L’editto del pontefice conseguì subito eccellenti risultati: furono attirate ad Ancona molte società commerciali, furono richiamati mercanti ebrei e levantini che avevano lasciato la città, mentre giunsero operatori commerciali inglesi e francesi e le banchine del porto si affollarono di navi cariche di merci provenienti da lontani scali. Si è stimato che il numero dei navigli in transito ad Ancona dopo l’istituzione del porto franco sia raddoppiato e persino triplicato rispetto al periodo precedente.

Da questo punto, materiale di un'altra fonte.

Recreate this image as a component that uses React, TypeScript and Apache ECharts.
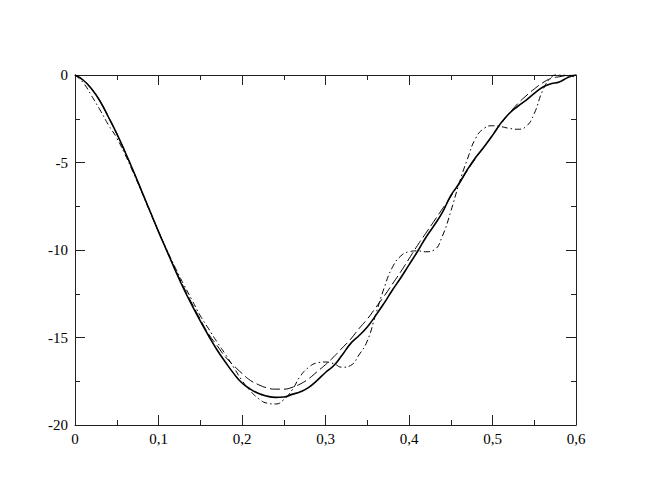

Le opere collegate al porto franco
Il miglioramento generale fu così rapido che le autorità cittadine decisero di ampliare il porto. I lavori di trasformazione furono affidati da Clemente XII all’architetto Luigi Vanvitelli. Fu il primo incarico di rilievo affidato al futuro architetto della Reggia di Caserta. Vanvitelli progettò il prolungamento a nord del molo romano e la costruzione a sud dell’isola artificiale del Lazzaretto, la quale doveva avere quattro funzioni: fare da argine al moto ondoso, costituire un collegamento di carattere difensivo con la rocca dell’Astagno, fornire al porto dei depositi di merci (le stanze della parte esterna) e offrire un ricovero per la quarantena dei naviganti affetti da malattie contagiose (nelle sale che affacciavano sul cortile interno). Il progetto si realizzò con grande impegno finanziario, ma non ci si dimenticò di rendere omaggio al benefattore della città con l’edificazione dell’Arco clementino, dedicato al pontefice, di fronte a quello di Traiano.
Oltre al porto le autorità cittadine vollero anche migliorare le vie di comunicazione che servivano la città, in particolare si realizzò una strada che avrebbe collegato Ancona con Roma passando per Jesi e Fabriano e attraversando gli Appennini. Tale arteria fu detta Via Clementina e nelle intenzioni di Clemente XII doveva unire la città dorica con Civitavecchia, cioè i due porti-chiave dello Stato pontificio. Un grande progetto ineterregionale di valorizzazione sul piano turistico e culturale della Via Clementina chiamato “Cleope” è stato da poco varato, con la partecipazione di tredici comuni di Marche e Umbria. Clemente XII è ricordato ad Ancona oltre che dal grande Arco sul porto, dalla maestosa statua che sorge in piazza del Plebiscito e dai busti posti nell’ex palazzo municipale e nella sala della Loggia dei Mercanti.